Memory Issues with Local Models:
Reduce batch sizes or use smaller models:
# Reduce memory usage
from toponymy.embedding_wrappers import VLLMEmbedder
embedder = VLLMEmbedder(
model="all-MiniLM-L6-v2",
kwargs={
"gpu_memory_utilization": 0.5, # Use less GPU memory
"max_model_len": 256 # Shorter sequences
}
)
Rate Limiting Issues:
Most wrappers include automatic retry logic, but you can adjust batch sizes if needed:
# Process in smaller batches to avoid rate limits
import time
batch_size = 48 # Smaller than default 96
all_embeddings = []
for i in range(0, len(texts), batch_size):
batch = texts[i:i+batch_size]
embeddings = embedder.encode(batch)
all_embeddings.append(embeddings)
time.sleep(1) # Brief pause between batches
final_embeddings = np.vstack(all_embeddings)

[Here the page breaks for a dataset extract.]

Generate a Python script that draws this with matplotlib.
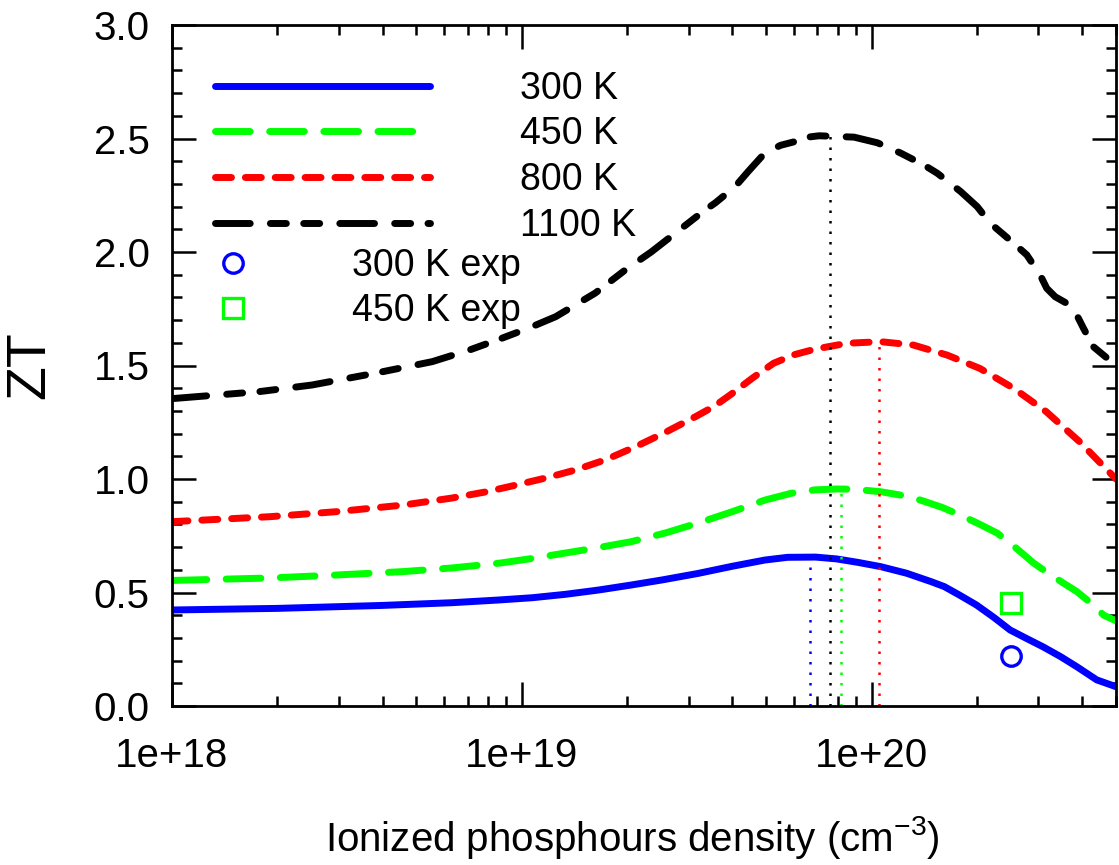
import numpy as np
import matplotlib
matplotlib.use("Agg")
import matplotlib.pyplot as plt
from matplotlib.ticker import FixedLocator, FixedFormatter, MultipleLocator, NullFormatter

plt.rcParams['font.family'] = ['Liberation Sans', 'DejaVu Sans']
plt.rcParams['mathtext.default'] = 'regular'

# ---- data: log10 of ionized density (cm^-3) and ZT ----
logn_300 = [18.0, 18.3, 18.6, 18.8, 18.934, 19.03, 19.125, 19.22, 19.313, 19.40, 19.504, 19.60, 19.695,
            19.76, 19.84, 19.90, 19.96, 20.026, 20.10, 20.17, 20.208, 20.25, 20.30, 20.35, 20.396,
            20.44, 20.49, 20.54, 20.587, 20.644, 20.699]
zt_300 = [0.423, 0.430, 0.443, 0.455, 0.467, 0.477, 0.492, 0.511, 0.533, 0.555, 0.584, 0.615, 0.643,
          0.655, 0.656, 0.648, 0.633, 0.614, 0.585, 0.548, 0.526, 0.49, 0.445, 0.39, 0.335,
          0.30, 0.261, 0.218, 0.173, 0.115, 0.085]

logn_450 = [18.0, 18.28, 18.47, 18.66, 18.80, 18.94, 19.03, 19.125, 19.22, 19.313, 19.41, 19.504, 19.60, 19.695,
            19.77, 19.837, 19.90, 19.95, 20.026, 20.08, 20.14, 20.20, 20.254, 20.31,
            20.36, 20.41, 20.464, 20.51, 20.55, 20.587, 20.63, 20.664, 20.699]
zt_450 = [0.553, 0.564, 0.577, 0.592, 0.608, 0.63, 0.650, 0.674, 0.698, 0.724, 0.762, 0.806, 0.855, 0.907,
          0.937, 0.952, 0.956, 0.955, 0.944, 0.93, 0.907, 0.876, 0.841, 0.80,
          0.761, 0.70, 0.629, 0.58, 0.54, 0.504, 0.45, 0.40, 0.375]

logn_800 = [18.0, 18.28, 18.47, 18.66, 18.80, 18.90, 18.98, 19.07, 19.154, 19.24, 19.325,
            19.41, 19.496, 19.55, 19.60, 19.66, 19.72, 19.78, 19.838, 19.93, 20.026,
            20.12, 20.216, 20.31, 20.407, 20.50, 20.595, 20.699]
zt_800 = [0.812, 0.834, 0.856, 0.885, 0.916, 0.944, 0.972, 1.005, 1.040, 1.085, 1.142,
          1.205, 1.274, 1.32, 1.375, 1.445, 1.51, 1.548, 1.572, 1.598, 1.605,
          1.590, 1.546, 1.487, 1.399, 1.296, 1.164, 1.0]

logn_1100 = [18.0, 18.25, 18.40, 18.584, 18.744, 18.85, 18.943, 19.02, 19.097, 19.21, 19.296,
             19.37, 19.44, 19.524, 19.553, 19.61, 19.647, 19.695, 19.74, 19.78, 19.818,
             19.85, 19.95, 20.017, 20.083, 20.15, 20.188, 20.255, 20.302, 20.34, 20.407,
             20.444, 20.482, 20.501, 20.525, 20.558, 20.582, 20.606, 20.634, 20.663, 20.699]
zt_1100 = [1.354, 1.385, 1.414, 1.467, 1.517, 1.568, 1.620, 1.665, 1.715, 1.819, 1.921,
           2.00, 2.084, 2.185, 2.216, 2.288, 2.354, 2.436, 2.47, 2.486, 2.506,
           2.512, 2.506, 2.481, 2.436, 2.383, 2.347, 2.266, 2.2, 2.126, 2.038,
           1.987, 1.899, 1.84, 1.803, 1.774, 1.737, 1.664, 1.583, 1.546, 1.50]

# optimum-density markers (vertical dotted lines): 300, 450, 800, 1100 K
opt_n = [6.65e19, 8.2e19, 1.05e20, 7.6e19]
opt_zt = [0.655, 0.955, 1.60, 2.51]

# experimental points
exp_n_300 = [2.5e20]
exp_zt_300 = [0.22]
exp_n_450 = [2.5e20]
exp_zt_450 = [0.455]

labels = ['300 K', '450 K', '800 K', '1100 K']
exp_labels = ['300 K exp', '450 K exp']
xtick_vals = [1e18, 1e19, 1e20]
xtick_labels = ['1e+18', '1e+19', '1e+20']

colors = ['#0000ff', '#00ff00', '#ff0000', '#000000']

fig = plt.figure(figsize=(11.19, 8.65), dpi=100)
ax = fig.add_axes([172/1119, 1 - 706/865, 944/1119, 681/865])

lw = 5.0
styles = ['-', (0, (5.0, 2.8)), (0, (2.3, 2.0)), (0, (5.0, 2.9, 2.3, 2.5, 2.3, 2.9))]
series = [(logn_300, zt_300), (logn_450, zt_450), (logn_800, zt_800), (logn_1100, zt_1100)]
handles = []
for (lx, ys), c, ls, lab in zip(series, colors, styles, labels):
    xs = np.power(10.0, np.asarray(lx, dtype=float))
    h, = ax.plot(xs, ys, color=c, lw=lw, ls=ls, dash_capstyle='round',
                 solid_capstyle='round', solid_joinstyle='round', label=lab)
    handles.append(h)

for xv, yv, c in zip(opt_n, opt_zt, colors):
    ax.plot([xv, xv], [0, yv], color=c, lw=1.8, ls=(0, (1, 3.2)))

m1, = ax.plot(exp_n_300, exp_zt_300, ls='none', marker='o', ms=14, mfc='none',
              mec='#0000ff', mew=2.4, label=exp_labels[0])
m2, = ax.plot(exp_n_450, exp_zt_450, ls='none', marker='s', ms=14, mfc='none',
              mec='#00ff00', mew=2.4, label=exp_labels[1])

ax.set_xscale('log')
ax.set_xlim(1e18, 5e20)
ax.set_ylim(0, 3.0)

ax.xaxis.set_major_locator(FixedLocator(xtick_vals))
ax.xaxis.set_major_formatter(FixedFormatter(xtick_labels))
minors = [float(m) * 10.0**e for e in (18, 19, 20) for m in range(2, 10) if m * 10.0**e <= 5e20]
ax.xaxis.set_minor_locator(FixedLocator(minors))
ax.xaxis.set_minor_formatter(NullFormatter())
ax.yaxis.set_major_locator(MultipleLocator(0.5))
ax.yaxis.set_minor_locator(MultipleLocator(0.1))
ax.yaxis.set_major_formatter(plt.FuncFormatter(lambda v, p: f'{v:.1f}'))

ax.tick_params(which='both', direction='in', top=True, right=True, width=1.8)
ax.tick_params(which='major', length=17, labelsize=29)
ax.tick_params(axis='y', which='major', pad=16)
ax.tick_params(axis='x', which='major', pad=22)
ax.tick_params(which='minor', length=7.5)
for s in ax.spines.values():
    s.set_linewidth(2.0)

ax.set_xlabel('Ionized phosphours density (cm$^{-3}$)', fontsize=29)
ax.xaxis.set_label_coords(0.488, -0.158)
ax.set_ylabel('ZT', fontsize=40)
ax.yaxis.set_label_coords(-0.123, 0.5)

leg1 = ax.legend(handles=handles, labels=labels, loc='upper left',
                 bbox_to_anchor=(0.0455, 0.933), frameon=False, fontsize=27,
                 handlelength=5.73, handletextpad=2.4, labelspacing=0.26,
                 borderpad=0, borderaxespad=0)
ax.add_artist(leg1)
ax.legend(handles=[m1, m2], labels=exp_labels, loc='upper left',
          bbox_to_anchor=(0.0286, 0.672), frameon=False, fontsize=27,
          handlelength=1.84, handletextpad=2.24, labelspacing=0.24,
          borderpad=0, borderaxespad=0)

fig.savefig('out.png', dpi=100)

Recommended Configurations
Based on common use cases and requirements, here are recommended embedding configurations:
For Getting Started:
# Simple, reliable, cost-effective
from toponymy.embedding_wrappers import OpenAIEmbedder
embedder = OpenAIEmbedder(
api_key="your-openai-api-key",
model="text-embedding-3-small"
)
For Budget-Conscious Projects:
# Free after initial setup, good performance
from sentence_transformers import SentenceTransformer
embedder = SentenceTransformer("all-MiniLM-L6-v2")
For Maximum Privacy:
# Complete local processing
from toponymy.embedding_wrappers import VLLMEmbedder
embedder = VLLMEmbedder(model="all-MiniLM-L6-v2")
For Multilingual Content:
# Strong multilingual support
from toponymy.embedding_wrappers import CohereEmbedder
embedder = CohereEmbedder(
api_key="your-cohere-api-key",
model="embed-multilingual-v3.0"
)
For Enterprise Environments:
# Enterprise-grade with compliance
from toponymy.embedding_wrappers import AzureAIEmbedder
embedder = AzureAIEmbedder(
api_key="your-azure-api-key",
endpoint="https://your-endpoint.inference.ai.azure.com",
model="your-deployed-model"
)
For High-Performance Requirements:
# High-quality embeddings for demanding applications
from toponymy.embedding_wrappers import OpenAIEmbedder
embedder = OpenAIEmbedder(
api_key="your-openai-api-key",
model="text-embedding-3-large"
)
The choice of embedding wrapper should align with your overall project architecture, security requirements, and performance needs. Since embedding costs are typically much lower than LLM costs, it’s often worth choosing a slightly higher-quality option for better topic naming results, especially for production applications where topic quality is important.